La exposición Juan Antonio Aguirre 1990-1996, que compendia la obra de los últimos años de este pintor, está desde el 3 de febrero en las salas del Centro Cultural del Conde Duque de Madrid (Conde Duque, 11). Se trata de una selección que se aproxima al medio centenar de cuadros, lo que supone una sólida plataforma para conocer muy bien lo que ha estado haciendo este artista refinado, paciente y secreto. Juan Antonio Aguirre (Madrid, 1945) ha sido uno de los personajes más proteicos e interesantes del mundo artístico español de los últimos 30 años, no sólo por su condición de pintor -su primera muestra individual tuvo lugar en 1965-, sino también como teórico del arte, crítico, animador, coleccionista y conservador de museo; en fin: un hombre-orquesta que ha tocado todos los instrumentos posibles y que ha desempeñado todos los papeles de la comedia del arte.Todo ello lo hizo con personalidad e interés, pero no es algo que vaya ahora a glosar en detrimento de lo progresivamente esencial en su vida: la pintura. El conjunto de cuadros que ahora presenta así lo demuestra, pero lo hace, además, no por el número y calidad de los mismos, que reflejan una refinada madurez, sino, sobre todo, porque, a través de ellos, aflora una capacidad de resistencia, que arma con sentido diáfano toda su trayectoria. El genuino pintor se decanta como resistente, porque persevera en la voluntad de ser y de pintar hasta que ambas se confunden.
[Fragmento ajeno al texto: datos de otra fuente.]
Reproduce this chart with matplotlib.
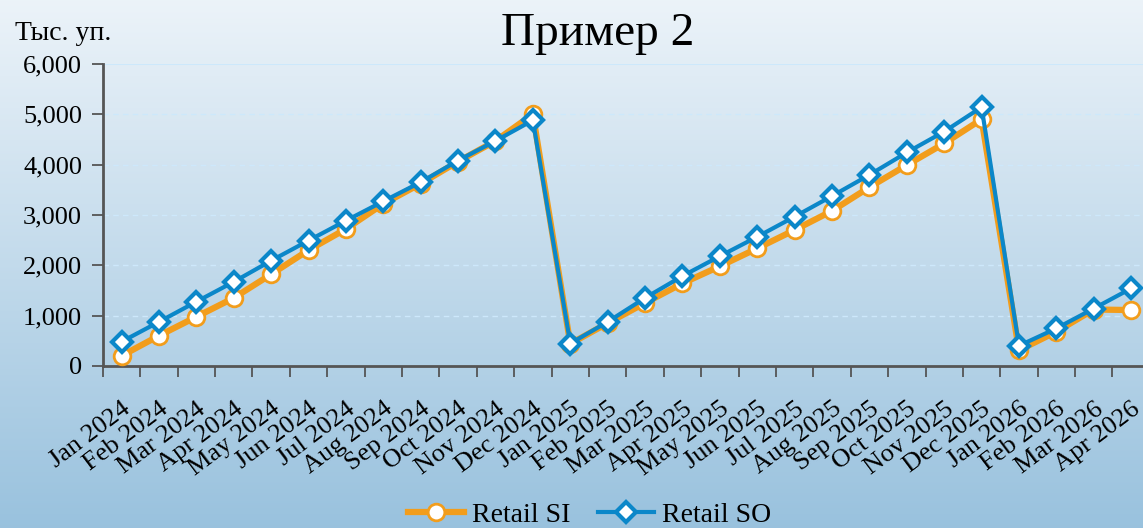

La antológica actual vuelve a poner de manifiesto algo siempre básico en Aguirre, que es la joie de peindre, el gusto o la alegría de pintar, algo muy bonnardiano. Pero encontrarse bien esta orgía pictórica que se organizó después del flauvismo, orgía de experiencias y recursos inagotables, no significa diluir lo personal, ni, por tanto, tener que repetirse. En este sentido, para mí lo emocionante de estos últimos años de Aguirre consiste en lo que ha brotado del pozo íntimo que vivifica su paisaje pictórico. Cierto, desde luego, que cualquiera aprecia ahora audacias y recursos magistrales en ese manual de la pintura -en composición, combinaciones cromáticas y bravura gestual, en su caso, siempre elegante y armoniosa-, pero, al fin, uno se queda conmovido con ese brotar desde su intimidad de nuevos registros y resonancias, que yo calificaría como de expresionismo nórdico, entre Munch y Holder. En un pintor, melancólico y sensual como es Aguirre, esta finalmente nueva luz resulta, estética y moralmente, impactante. Acentúa la belleza y refuerza el latido melancólico, como quien viera ya el mundo tras morder el fruto prohibido; un recuerdo, si, y, también, una visión del paraíso en lontananza, la visión más excitante.